Risques assumés, mais critiques croissantes
Derrière l’euphorie, les doutes s’installent. Eric Benoist, analyste chez Natixis, juge ces paris « hautement spéculatifs » :
Ce n’est pas une stratégie de long terme. À la fin, leur valeur reposera uniquement sur les tokens au bilan.
Même son de cloche chez Standard Chartered, où Geoff Kendrick avertit : « Si les prix chutent, c’est soit les actionnaires, soit les créanciers qui paieront la facture. » Il évoque un phénomène éphémère, davantage lié à l’effet d’annonce qu’à une réelle stratégie d’entreprise.
En coulisse, ces opérations servent aussi d’infrastructure pour des baleines cherchant à stocker leurs tokens de manière légitime, voire à obtenir une prime de valorisation par effet de levier. La recette : lever de la dette, acheter des tokens, et profiter du momentum spéculatif pour valoriser l’action bien au-delà des actifs détenus.
Parfois, les levées de fonds se transforment même en porte de sortie express pour les investisseurs en seed, leur permettant d’oublier leur vesting…
Un modèle qui fascine… mais ne fera pas long feu ?

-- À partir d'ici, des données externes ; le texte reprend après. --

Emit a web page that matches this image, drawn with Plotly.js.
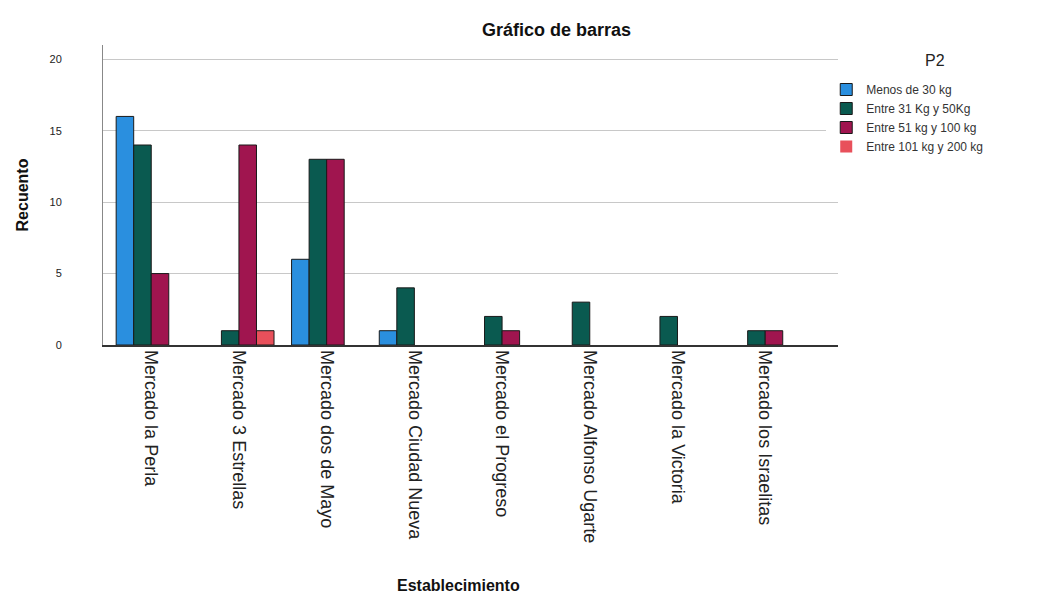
<!DOCTYPE html>
<html><head><meta charset="utf-8">
<script src="https://cdn.plot.ly/plotly-3.0.1.min.js"></script>
<style>html,body{margin:0;padding:0;background:#fff}#c{width:1042px;height:596px}</style>
</head><body><div id="c"></div>
<script>
const categories = ["Mercado la Perla","Mercado 3 Estrellas","Mercado dos de Mayo","Mercado Ciudad Nueva","Mercado el Progreso","Mercado Alfonso Ugarte","Mercado la Victoria","Mercado los Israelitas"];
const seriesNames = ["Menos de 30 kg","Entre 31 Kg y 50Kg","Entre 51 kg y 100 kg","Entre 101 kg y 200 kg"];
const menos30 = [16, 0, 6, 1, 0, 0, 0, 0];
const entre31_50 = [14, 1, 13, 4, 2, 3, 2, 1];
const entre51_100 = [5, 14, 13, 0, 1, 0, 0, 1];
const entre101_200 = [0, 1, 0, 0, 0, 0, 0, 0];
const yTicks = [0, 5, 10, 15, 20];
const colors = ["#2a8fdf","#0a5a50","#a0154f","#e8505b"];

const values = [menos30, entre31_50, entre51_100, entre101_200];
const idx = categories.map((_, i) => i);
const traces = values.map((v, k) => ({
  type: "bar", x: idx, y: v, name: seriesNames[k],
  marker: {color: colors[k], line: {color: "#1a1a1a", width: v.map(d => d > 0 ? 1 : 0)}},
  hoverinfo: "y+name"
}));

const layout = {
  width: 1042, height: 596,
  margin: {l: 103, r: 204, t: 45, b: 251},
  paper_bgcolor: "#fff", plot_bgcolor: "#fff",
  font: {family: "Liberation Sans, Arial, sans-serif", color: "#222", size: 13},
  title: {text: "Gráfico de barras", x: 0.534, xanchor: "center", y: 0.95, yanchor: "middle",
          font: {size: 18, color: "#111", family: "Liberation Sans, Arial, sans-serif", weight: "bold"}},
  barmode: "group", bargap: 0.2, bargroupgap: 0,
  showlegend: true,
  legend: {x: 0.984, xanchor: "left", y: 0.9, yanchor: "top",
           font: {size: 12, color: "#333"}, tracegroupgap: 0, itemwidth: 30},
  annotations: [
    {text: "P2", xref: "paper", yref: "paper", x: 1.132, y: 0.95, xanchor: "center", yanchor: "middle",
     showarrow: false, font: {size: 16, color: "#222"}},
    {text: "Establecimiento", xref: "paper", yref: "paper", x: 0.484, y: -0.803, xanchor: "center", yanchor: "middle",
     showarrow: false, font: {size: 16, color: "#111", weight: "bold"}}
  ],
  xaxis: {
    range: [-0.55, 7.83], tickmode: "array", tickvals: idx, ticktext: categories,
    tickangle: 90, showgrid: false, zeroline: false,
    showline: true, linecolor: "#333", linewidth: 1.5,
    ticks: "", tickfont: {size: 18, color: "#222"}
  },
  yaxis: {
    range: [0, 21], tickmode: "array", tickvals: yTicks,
    showgrid: true, gridcolor: "#c8c8c8", gridwidth: 1, zeroline: false,
    showline: true, linecolor: "#888", linewidth: 1,
    ticks: "", ticklabelstandoff: 38, tickfont: {size: 11, color: "#222"},
    title: {text: "Recuento", standoff: 16, font: {size: 16, color: "#111", weight: "bold"}}
  }
};
Plotly.newPlot("c", traces, layout, {displayModeBar: false, staticPlot: true});
</script></body></html>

Les analystes sont clairs : l’effet Michael Saylor ne pourra pas être reproduit à l’infini. La rareté programmée du bitcoin (21 millions d’unités) reste unique. Peu de tokens offrent une telle mécanique de pénurie, et la plupart peuvent être émis à volonté, fragilisant la promesse de valeur à long terme.
Un rapport de Breed VC résume la situation :
De plus en plus de sociétés vont adopter ce modèle, avec des paris de plus en plus risqués et plus de levier. La majorité échouera. Seules quelques-unes conserveront une prime durable sur leur action.